Chaque film est comme une expérience nouvelle à chaque fois. Et pour vraiment en faire le tour, il faut lui consacrer du temps. Je me rends compte que c’est très important. De nos jours, au montage, on utilise beaucoup ce qu’on appelle la musique « temporaire » car on n’a pas de compositeur. Le fait d’être là depuis le début du film fait qu’on accompagne toutes ses étapes, y compris sur le tournage.

Un exemple précis ?

Dans La Lune dans le caniveau (1983), Beineix diffusait ma musique à Depardieu et Kinski avant de tourner la scène. La musique produit des images, mais les images ne produisent pas de la musique. Ce pouvoir extraordinaire de la musique, je voudrais le garder, car un compositeur n’est pas là simplement pour souligner, accompagner, mais aussi pour élever, sublimer les choses.

« Je regarde une scène plusieurs fois, et j’arrête pour voir comment elle résonne en moi »

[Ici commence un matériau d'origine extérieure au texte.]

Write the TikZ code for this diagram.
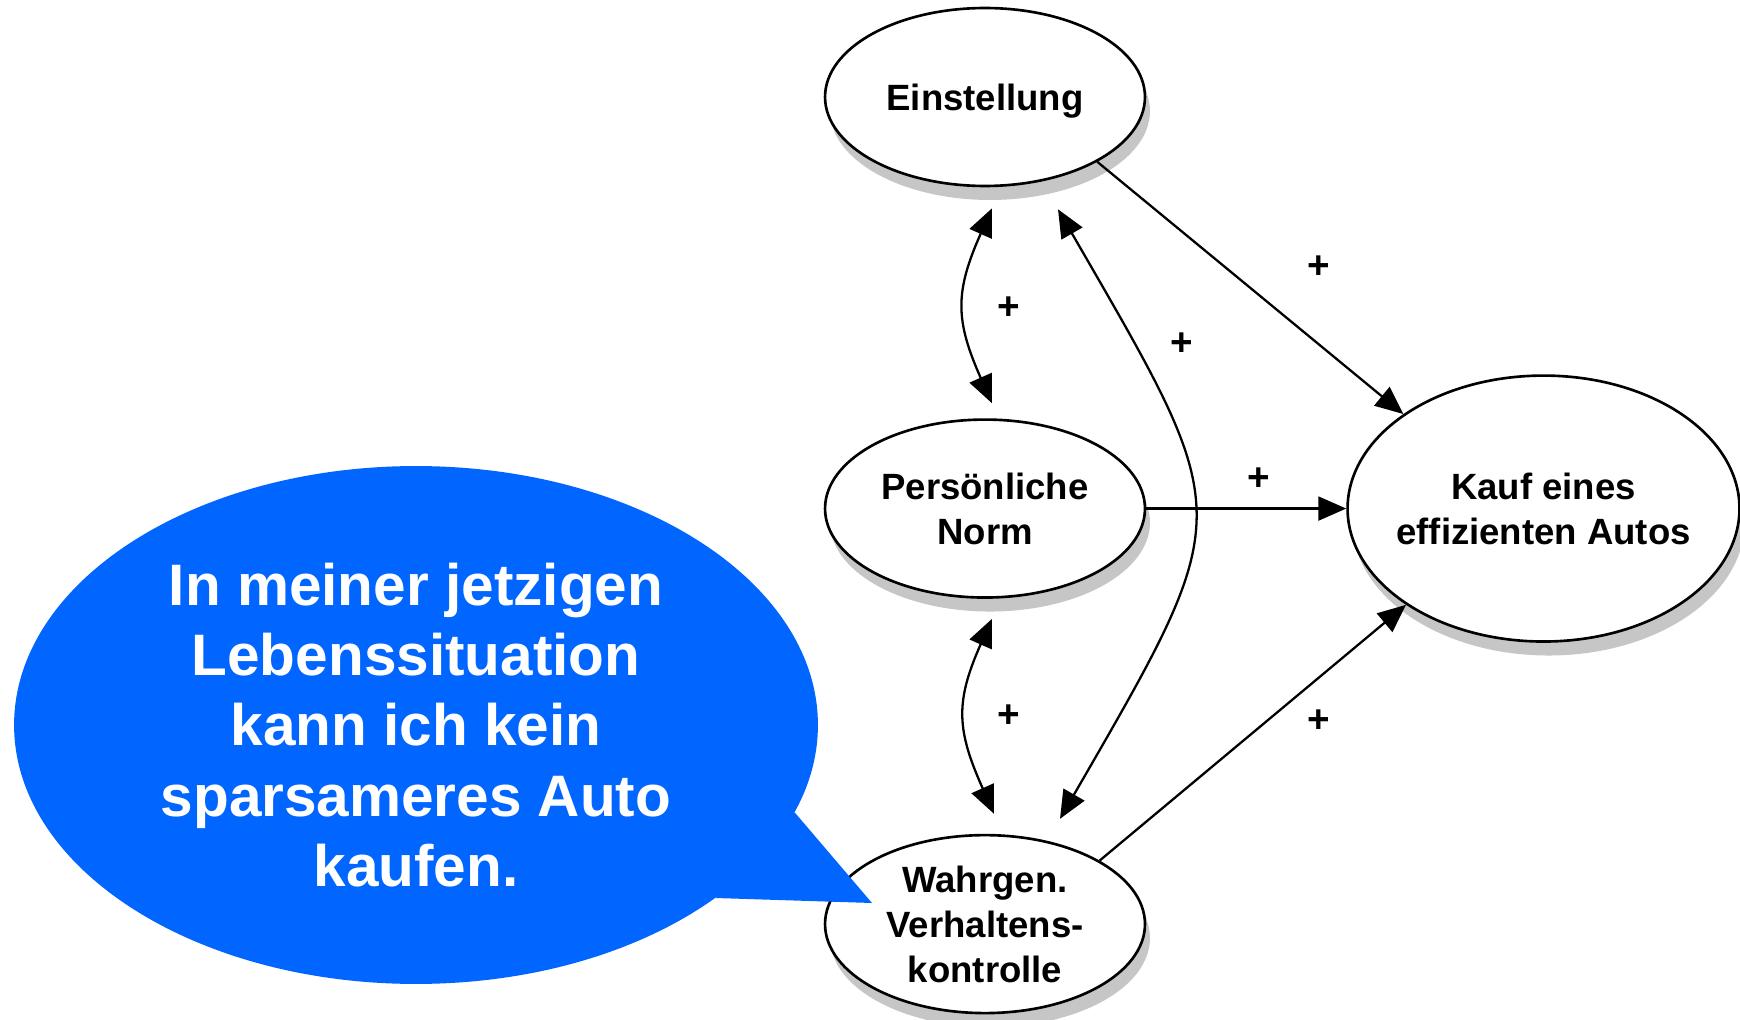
\documentclass[tikz,border=0pt]{standalone}
\usepackage{fontspec}
\setmainfont{Liberation Sans}
\usetikzlibrary{positioning, arrows.meta, shapes.geometric, shadows}
\definecolor{bubbleblue}{RGB}{0,102,255}

\begin{document}
\begin{tikzpicture}[
  x=0.02cm, y=0.02cm,
  >={Triangle[length=0.56cm, width=0.48cm]},
  construct/.style={ellipse, draw, line width=1.5pt, fill=white,
    minimum width=6.4cm, minimum height=3.56cm, inner sep=-0.3cm, align=center,
    font=\fontsize{20.8}{25.6}\selectfont\bfseries,
    general shadow={fill=gray!45, shadow xshift=0.1cm, shadow yshift=-0.28cm}},
  effect/.style={draw, line width=1.3pt, ->},
  mutual/.style={draw, line width=1.3pt, <->},
  plussign/.style={inner sep=0pt, font=\fontsize{22}{26}\selectfont\bfseries},
  bubble/.style={ellipse, fill=bubbleblue, text=white, minimum width=16.08cm,
    minimum height=10.36cm, inner sep=0pt, align=center,
    font=\fontsize{33.3}{40.1}\selectfont\bfseries}
]
\useasboundingbox (0,0) rectangle (1740,-1020);

\node[construct, text depth=0pt] (einst) at (985,-97) {Einstellung};
\node[construct, below=4.62cm of einst] (norm) {Persönliche\\Norm};
\node[construct, below=4.7cm of norm] (wahr) {Wahrgen.\\Verhaltens-\\kontrolle};
\node[construct, right=4cm of norm, minimum width=7.84cm, minimum height=5.32cm] (kauf)
  {Kauf eines\\effizienten Autos};

% effects on the purchase
\draw[effect] (einst.-30) -- (kauf.146);
\draw[effect] (norm.east) -- (kauf.west);
\draw[effect] (wahr.29) -- (kauf.215);

% correlations
\draw[mutual] ([shift={(7,-21)}]einst.south) to[out=-114, in=114, looseness=1.2] ([shift={(7,15)}]norm.north);
\draw[mutual] ([shift={(7,-20)}]norm.south) to[out=-114, in=114, looseness=1.2] ([shift={(9,20)}]wahr.north);
\draw[mutual] ([shift={(73,-22)}]einst.south) to[out=-60, in=60, looseness=1.5] ([shift={(75,15)}]wahr.north);

\node[plussign] (p1) at (1009,-308) {+};
\node[plussign] (p2) at (1182,-344) {+};
\node[plussign] (p3) at (1319,-267) {+};
\node[plussign] (p4) at (1259,-479) {+};
\node[plussign] (p5) at (1009,-716) {+};
\node[plussign] (p6) at (1319,-721) {+};

% speech bubble
\node[bubble] (speech) at (416,-725)
  {In meiner jetzigen\\Lebenssituation\\kann ich kein\\sparsameres Auto\\kaufen.};
\coordinate (tailtip) at (872,-903);
\fill[bubbleblue] (speech.-13) -- (tailtip) -- (speech.-30) -- cycle;

\end{tikzpicture}
\end{document}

Une composition qui vous a marqué ?

Celle de Camille Claudel, de Bruno Nuytten (1988). J’avais trois mois devant moi pour écrire. J’ai vu le film et proposé d’écrire trois ou quatre grandes suites pour orchestre à cordes. J’avais encore les images en tête. Je pense d’ailleurs qu’il faut travailler avec le souvenir de l’image. Je regarde donc une scène plusieurs fois, et j’arrête pour voir comment elle résonne en moi. Après je reviens et je réajuste, je cisèle sur chaque scène. Encore une fois, il ne s’agit pas d’une méthode. C’est une approche qui préserve le film, qui le sert et qui me préserve en tant que compositeur. Chaque film doit être une occasion de créer du nouveau.

Que pensez-vous des nouvelles technologies ?

J’ai été le premier à utiliser un échantillonneur, dans Malevil (1981), le film de Christian de Chalonge. J’avais préparé moi-même chaque échantillon, je confectionnais des gouttes d’eau, je soufflais pour faire du vent… Il reste que je suis académique sur un plan : l’oreille, pour un compositeur, ne suffit pas. Elle n’est pas bon juge, parce qu’il ne peut de cette manière embrasser que ce qu’il entend. La véritable oreille d’un compositeur, c’est l’œil. C’est écrire et voir cette architecture se dessiner sur le papier, apprendre à l’entendre. Le cinéma a besoin des compositeurs autant qu’on a besoin de lui.

Qu’est-ce qui vous inspire ?

Tout m’inspire. Notamment quand l’idée n’est pas incarné en image. Le brouillard m’inspire car je peux encore aller où je le souhaite et parce que je peux encore me tromper. C’est essentiel dans un processus de création.